Economies need to be managed for the turn after the coming one.
Expenses can't be reduced for the coming turn. Any troops or characters lost or retired still require maintenance, so they need to be managed in advance. For example, if you have a total upkeep of 40,000 gold, and your results suggest that next turn you will only have 10,000 gold, you have to do something about it this turn. If necessary, ask another player in your team to send you gold.
Fortifications and harbours are paid for before they are removed or reduced during a turn.
Gold transfers from allies arrive at the end of the turn, so must also be completed a turn in advance.
These are the highest rates with an (average) stable loyalty or likely to result in a small loyalty gain.
A character with 50 command rank has a fair chance of raising taxes to 60%. A character with 40 command rank may succeed.
When taxes go up, population centres suffer an initial loyalty reduction. Those that drop to 15% or below may degrade, so raise your taxes early so that camps you then place do not suffer this loyalty reduction.
Your projected income equals tax revenue plus your population centre’s gold production from mines.
Gold production from mines is only affected by seasons: it is unaffected by tax rates or upgrades in population size.
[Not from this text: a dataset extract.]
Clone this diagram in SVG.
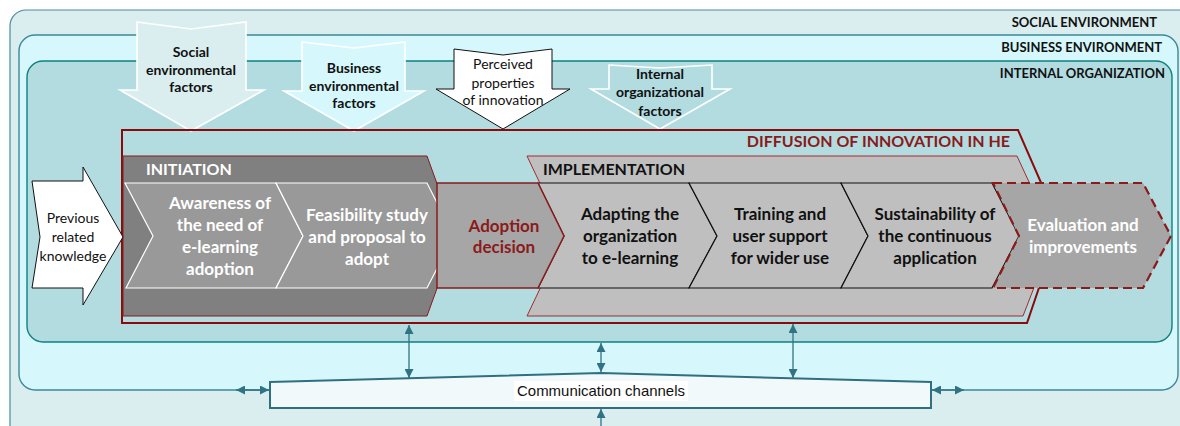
<svg xmlns="http://www.w3.org/2000/svg" width="1180" height="426" viewBox="0 0 1180 426">
  <style>
    text { font-family: Lato, "Open Sans", "Liberation Sans", sans-serif; }
    .env { font-size: 13px; font-weight: bold; fill: #111; text-anchor: end; }
    .fac { font-size: 14px; font-weight: bold; fill: #111; text-anchor: middle; }
    .facr { font-size: 14px; fill: #111; text-anchor: middle; }
    .stage { font-size: 16px; font-weight: bold; }
    .step { font-size: 17px; font-weight: bold; text-anchor: middle; }
    .w { fill: #ffffff; }
    .k { fill: #111111; }
    .r { fill: #8b1a1a; }
    .prev { font-size: 14px; fill: #111; text-anchor: middle; }
    .comm { font-family: "Liberation Sans", Arial, sans-serif; font-size: 15px; fill: #111; text-anchor: middle; }
    .ichev { fill: #999999; stroke: #ffffff; stroke-width: 1.2; }
    .mchev { fill: #bfbfbf; stroke: #111111; stroke-width: 1.2; }
    .link { stroke: #2f7384; stroke-width: 1.3; fill: none; marker-start: url(#ah); marker-end: url(#ah); }
  </style>
  <defs>
    <marker id="ah" viewBox="0 0 10 10" refX="10" refY="5" markerWidth="9" markerHeight="9" markerUnits="userSpaceOnUse" orient="auto-start-reverse">
      <path d="M0,0 L10,5 L0,10 z" fill="#2f7384"/>
    </marker>
  </defs>

  <!-- nested environments -->
  <g id="social-environment">
    <rect x="10" y="10" width="1190" height="440" rx="16" fill="#daeef0" stroke="#4a8c9a" stroke-width="1.2"/>
    <text class="env" x="1157" y="27">SOCIAL ENVIRONMENT</text>
  </g>
  <g id="business-environment">
    <rect x="19" y="35" width="1159" height="355" rx="16" fill="#d6f8fc" stroke="#3d8896" stroke-width="1.4"/>
    <text class="env" x="1162" y="52">BUSINESS ENVIRONMENT</text>
  </g>
  <g id="internal-organization">
    <rect x="27" y="61" width="1145" height="281" rx="16" fill="#b3dce1" stroke="#0e8080" stroke-width="1.4"/>
    <text class="env" x="1165" y="78">INTERNAL ORGANIZATION</text>
  </g>

  <!-- influencing factors -->
  <g id="social-factors">
    <polygon points="137,22 191,29 246,22 246,90 264,90 191,131 120,90 137,90" fill="#daeef0" stroke="#ffffff" stroke-width="1.6"/>
    <text class="fac" x="191" y="57">Social</text>
    <text class="fac" x="191" y="75">environmental</text>
    <text class="fac" x="191" y="92">factors</text>
  </g>
  <g id="business-factors">
    <polygon points="302,42 354,48 405,42 405,91 424,91 354,131 284,91 302,91" fill="#d6f8fc" stroke="#ffffff" stroke-width="1.6"/>
    <text class="fac" x="354" y="73">Business</text>
    <text class="fac" x="354" y="91">environmental</text>
    <text class="fac" x="354" y="108">factors</text>
  </g>
  <g id="perceived-properties">
    <polygon points="454,49 503,55 552,49 552,89 570,89 503,129 436,89 454,89" fill="#ffffff" stroke="#111111" stroke-width="1"/>
    <text class="facr" x="503" y="69">Perceived</text>
    <text class="facr" x="503" y="88">properties</text>
    <text class="facr" x="503" y="105">of innovation</text>
  </g>
  <g id="internal-factors">
    <polygon points="609,65 660,68 712,65 712,89 730,89 660,129 591,89 609,89" fill="#b3dce1" stroke="#ffffff" stroke-width="1.6"/>
    <text class="fac" x="660" y="79">Internal</text>
    <text class="fac" x="660" y="97">organizational</text>
    <text class="fac" x="660" y="116">factors</text>
  </g>

  <!-- diffusion process frame -->
  <g id="diffusion-frame">
    <polygon points="122,130 1018,130 1060,226 1027,323 122,323" fill="none" stroke="#8b0a0a" stroke-width="2"/>
    <text class="stage r" x="1010" y="147" text-anchor="end">DIFFUSION OF INNOVATION IN HE</text>
  </g>

  <!-- initiation stage -->
  <g id="initiation">
    <polygon points="123,156 427,156 456,236 427,316 123,316" fill="#808080" stroke="#8b1a1a" stroke-width="1"/>
    <text class="stage w" x="146" y="175">INITIATION</text>
  </g>
  <g id="awareness">
    <polygon class="ichev" points="125,183 276,183 303,236 276,288 126,288 153,236"/>
    <text class="step w" x="220" y="209">Awareness of</text>
    <text class="step w" x="220" y="231">the need of</text>
    <text class="step w" x="220" y="253">e-learning</text>
    <text class="step w" x="220" y="275">adoption</text>
  </g>
  <g id="feasibility">
    <polygon class="ichev" points="276,183 427,183 454,236 427,288 276,288 303,236"/>
    <text class="step w" x="367" y="221">Feasibility study</text>
    <text class="step w" x="367" y="243">and proposal to</text>
    <text class="step w" x="367" y="265">adopt</text>
  </g>

  <!-- implementation stage -->
  <g id="implementation">
    <polygon points="527,156 1017,156 1054,236 1023,316 527,316 565,236" fill="#bfbfbf" stroke="#a52a2a" stroke-width="1"/>
    <text class="stage k" x="543" y="175">IMPLEMENTATION</text>
  </g>
  <g id="adapting">
    <polygon class="mchev" points="538,183 689,183 717,236 689,288 538,288 564,236"/>
    <text class="step k" x="630" y="220">Adapting the</text>
    <text class="step k" x="630" y="242">organization</text>
    <text class="step k" x="630" y="264">to e-learning</text>
  </g>
  <g id="training">
    <polygon class="mchev" points="689,183 841,183 868,236 841,288 689,288 717,236"/>
    <text class="step k" x="780" y="220">Training and</text>
    <text class="step k" x="780" y="242">user support</text>
    <text class="step k" x="780" y="264">for wider use</text>
  </g>
  <g id="sustainability">
    <polygon class="mchev" points="841,183 992,183 1019,236 992,288 841,288 868,236"/>
    <text class="step k" x="935" y="220">Sustainability of</text>
    <text class="step k" x="935" y="242">the continuous</text>
    <text class="step k" x="935" y="264">application</text>
  </g>
  <g id="adoption-decision">
    <polygon points="437,183 538,183 564,236 538,288 437,288" fill="#a6a6a6" stroke="#8b1a1a" stroke-width="1.5"/>
    <text class="step r" x="504" y="232">Adoption</text>
    <text class="step r" x="504" y="253">decision</text>
  </g>
  <g id="evaluation">
    <polygon points="993,183 1143,183 1171,236 1143,288 993,288 1019,236" fill="#a6a6a6" stroke="#8b1a1a" stroke-width="2.2" stroke-dasharray="9,5"/>
    <text class="step w" x="1083" y="231">Evaluation and</text>
    <text class="step w" x="1083" y="253">improvements</text>
  </g>

  <!-- prior knowledge input -->
  <g id="previous-knowledge">
    <polygon points="32,181 83,181 83,167 123,237 83,305 83,288 32,288 40,237" fill="#ffffff" stroke="#111111" stroke-width="1"/>
    <text class="prev" x="73" y="223">Previous</text>
    <text class="prev" x="73" y="242">related</text>
    <text class="prev" x="73" y="261">knowledge</text>
  </g>

  <!-- communication links -->
  <g id="connectors">
    <line class="link" x1="409" y1="325" x2="409" y2="378"/>
    <line class="link" x1="793" y1="324" x2="793" y2="378"/>
    <line class="link" x1="601" y1="343" x2="601" y2="372"/>
    <line class="link" x1="601" y1="409" x2="601" y2="440"/>
    <line class="link" x1="236" y1="390" x2="269" y2="390"/>
    <line class="link" x1="932" y1="390" x2="964" y2="390"/>
  </g>

  <g id="communication-channels">
    <polygon points="270,382 601,373 931,382 931,408 270,408" fill="#f1f9fb" stroke="#2f6f80" stroke-width="2"/>
    <rect x="514" y="381" width="174" height="20" fill="#ffffff"/>
    <text class="comm" x="601" y="396" textLength="168" lengthAdjust="spacingAndGlyphs">Communication channels</text>
  </g>
</svg>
So doubling your taxes won’t double your gold income from population centre mines.
You can sell products to cover your expenses, but remember that any population centre under siege won’t sell its products, or provide tax revenue.
Camps are a source of revenue, through products and gold mine revenue.
The total number of population centres is limited, so once your emissaries are strong enough, start building camps.
You’ll know the limit has been reached when your emissaries who fail to create a camp are no longer told that “continued efforts may succeed.”
Camps with loyalty of 15 or less have a chance of being lost, and loyalty can change slightly each turn.
Since the loyalty of new camps is equal to half the emissary skill of the character who creates them, it makes sense to create camps with characters who have an emissary skill in the high 30s or greater.
If your emissaries do not have sufficient emissary skill, use the 520 – InfYour order to increase their skill level.
Upgrade your camps to villages once the population centre limit has been reached.
Camps produce no tax revenue (though they may mine gold), but villages do. Upgrading to a village provides the same additional income as any other upgrade (975 at 39% taxes or 1500 at 60%), and they are the least expensive to do.
Villages also continue to produce well.
Camp to village upgrades only succeed when the population centre loyalty plus the character’s emissary rank is around 75 or greater.
Issue Nation Sell to Caravan orders (order 325) at your capital each turn.
The market will accept, very approximately, about 20,000 gold’s worth of product from each player in a turn. Make sure you sell as close to this amount as possible each turn.